Update II: LITTLE SATAN STRIKES. So you think we can lord our freedoms over Iran. Again: look in your own backyard. Today, on behalf of Ron Paul’s Campaign For Liberty, The American Civil Liberties Union launched a suit against a lawful criminal gang: the Transportation Security Administration. What said bandits did to staffer Steve Bierfeldt the TSA thugs do daily, even hourly. The population complies. This time they got caught out “for the ‘illegal’ detention of the Campaign for Liberty’s treasurer in April at a St. Louis airport.”

“The ACLU damned what it called a ‘troubling pattern’ of aggressive invasions of privacy by the TSA.” Don’t we know it. Bierfeldt “recorded his confrontation with the airport security agents on his phone. The audio caused waves of indignation across the Internet, as he was seemingly harassed merely for carrying cash and Ron Paul campaign material.”

Harassed? The man was cussed, sworn at, and threatened.

On March 29, 2009, Steven Bierfeldt was detained in a small room at Lambert-St. Louis International Airport and interrogated by TSA officials for nearly half an hour after he passed a metal box containing cash through a security checkpoint X-ray machine. Bierfeldt was carrying the cash in connection with his duties as the Director of Development for the Campaign for Liberty, a political organization that grew out of Congressman Ron Paul’s presidential campaign.

Bierfeldt was detained and questioned as he returned home from a Campaign for Liberty event transporting proceeds from the sale of tickets, t-shirts, stickers and campaign material. Bierfeldt repeatedly asked the agents to explain the scope of their authority to detain and interrogate him and received no explanation. Instead, the agents escalated the threatening tone of their questions and ultimately told Bierfeldt that he was being placed under arrest. Bierfeldt recorded the audio of the entire incident with his iPhone.
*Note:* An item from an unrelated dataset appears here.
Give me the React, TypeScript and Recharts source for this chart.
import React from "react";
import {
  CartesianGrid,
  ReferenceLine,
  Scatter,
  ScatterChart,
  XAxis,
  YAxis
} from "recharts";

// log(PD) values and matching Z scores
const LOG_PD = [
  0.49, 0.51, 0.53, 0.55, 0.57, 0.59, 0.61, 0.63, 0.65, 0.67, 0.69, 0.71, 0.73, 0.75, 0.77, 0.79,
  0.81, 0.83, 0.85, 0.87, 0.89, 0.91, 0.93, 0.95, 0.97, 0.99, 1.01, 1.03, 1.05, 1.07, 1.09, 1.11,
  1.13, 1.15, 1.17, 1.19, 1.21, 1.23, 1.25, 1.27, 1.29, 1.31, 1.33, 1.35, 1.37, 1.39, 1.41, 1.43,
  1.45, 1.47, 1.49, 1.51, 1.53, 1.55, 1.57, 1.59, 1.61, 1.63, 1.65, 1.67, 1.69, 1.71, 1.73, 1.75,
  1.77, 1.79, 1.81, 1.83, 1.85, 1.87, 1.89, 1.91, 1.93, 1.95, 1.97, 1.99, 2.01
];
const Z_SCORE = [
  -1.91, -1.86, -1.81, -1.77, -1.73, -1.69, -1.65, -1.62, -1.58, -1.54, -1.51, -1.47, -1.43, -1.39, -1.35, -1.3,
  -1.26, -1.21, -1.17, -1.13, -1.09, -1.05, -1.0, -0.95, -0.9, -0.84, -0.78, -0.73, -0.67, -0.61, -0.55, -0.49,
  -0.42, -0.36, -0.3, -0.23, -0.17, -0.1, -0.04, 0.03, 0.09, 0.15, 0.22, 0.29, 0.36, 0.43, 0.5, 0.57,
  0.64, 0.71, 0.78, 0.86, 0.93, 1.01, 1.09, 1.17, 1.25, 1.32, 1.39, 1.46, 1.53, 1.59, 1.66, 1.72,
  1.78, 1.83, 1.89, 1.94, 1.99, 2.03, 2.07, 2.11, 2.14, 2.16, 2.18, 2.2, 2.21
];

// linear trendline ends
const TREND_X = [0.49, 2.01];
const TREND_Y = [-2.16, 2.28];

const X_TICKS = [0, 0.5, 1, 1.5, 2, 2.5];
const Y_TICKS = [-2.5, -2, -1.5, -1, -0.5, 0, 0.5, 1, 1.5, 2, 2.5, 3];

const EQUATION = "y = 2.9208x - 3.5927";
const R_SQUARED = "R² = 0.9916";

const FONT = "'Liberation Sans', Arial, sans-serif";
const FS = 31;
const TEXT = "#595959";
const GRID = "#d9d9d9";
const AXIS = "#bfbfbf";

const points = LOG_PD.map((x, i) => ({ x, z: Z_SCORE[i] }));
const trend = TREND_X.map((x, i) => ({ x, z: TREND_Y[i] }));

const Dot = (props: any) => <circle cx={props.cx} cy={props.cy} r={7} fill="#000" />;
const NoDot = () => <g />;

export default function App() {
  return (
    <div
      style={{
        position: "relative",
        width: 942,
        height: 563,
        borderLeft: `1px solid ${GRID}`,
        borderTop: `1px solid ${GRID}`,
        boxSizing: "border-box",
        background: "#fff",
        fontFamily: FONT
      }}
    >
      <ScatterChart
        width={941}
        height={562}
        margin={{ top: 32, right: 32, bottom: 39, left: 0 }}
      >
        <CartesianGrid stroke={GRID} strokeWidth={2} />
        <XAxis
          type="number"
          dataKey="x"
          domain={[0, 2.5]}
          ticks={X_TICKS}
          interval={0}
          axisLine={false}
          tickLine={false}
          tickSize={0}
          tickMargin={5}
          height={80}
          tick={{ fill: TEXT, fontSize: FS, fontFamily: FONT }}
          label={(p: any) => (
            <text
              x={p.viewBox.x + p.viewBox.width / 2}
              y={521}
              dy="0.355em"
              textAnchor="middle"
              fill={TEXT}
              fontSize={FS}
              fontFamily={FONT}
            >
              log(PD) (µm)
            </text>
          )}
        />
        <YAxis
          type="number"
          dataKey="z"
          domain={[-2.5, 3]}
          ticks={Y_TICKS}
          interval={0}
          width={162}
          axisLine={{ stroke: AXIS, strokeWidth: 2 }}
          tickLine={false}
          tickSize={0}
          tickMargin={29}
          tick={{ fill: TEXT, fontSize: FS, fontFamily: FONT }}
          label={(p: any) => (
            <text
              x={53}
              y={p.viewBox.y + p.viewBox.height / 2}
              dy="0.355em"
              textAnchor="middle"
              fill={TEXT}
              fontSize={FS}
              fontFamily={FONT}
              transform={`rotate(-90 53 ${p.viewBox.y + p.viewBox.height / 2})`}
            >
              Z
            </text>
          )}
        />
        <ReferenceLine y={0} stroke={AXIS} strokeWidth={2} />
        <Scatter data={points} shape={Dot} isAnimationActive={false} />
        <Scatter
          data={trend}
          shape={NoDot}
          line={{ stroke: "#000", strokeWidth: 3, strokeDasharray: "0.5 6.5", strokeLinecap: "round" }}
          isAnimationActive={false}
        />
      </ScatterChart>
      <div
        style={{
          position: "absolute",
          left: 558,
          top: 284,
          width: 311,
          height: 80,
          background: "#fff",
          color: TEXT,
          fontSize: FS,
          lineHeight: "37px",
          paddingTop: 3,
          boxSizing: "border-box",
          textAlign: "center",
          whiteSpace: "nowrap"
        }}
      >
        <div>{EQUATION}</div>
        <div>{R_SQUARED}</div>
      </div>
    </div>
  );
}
But we call this a minor issue in the greater cause of safekeeping “liberty.” Reality check: American airports and airlines are the scariest most oppressive in the world. Want a safe, civilized flight? Fly Emirates Airlines. Who are we kidding!

Update III (June 20): Pat Buchanan and I are on the same page (no surprise there). The following are excellent strategic policy points:

“This is another reason President Obama is right not to declare that the United States is on the side of the demonstrators in Tehran or the other cities – and against the regime.

Should this end in bloodshed, Obama would be blamed for having instigated it, and then abandoned the demonstrators …If Obama cannot assist the demonstrators, why declare we are with them? That would call into question the nationalist credentials of the protesters by tying them to a power not universally loved in Iran. It would play into the hand of the regime by confirming charges that the crowds are “rent-a-mobs” like the ones Kermit Roosevelt and the CIA used to dump over the regime of Muhammad Mossadegh in 1953.”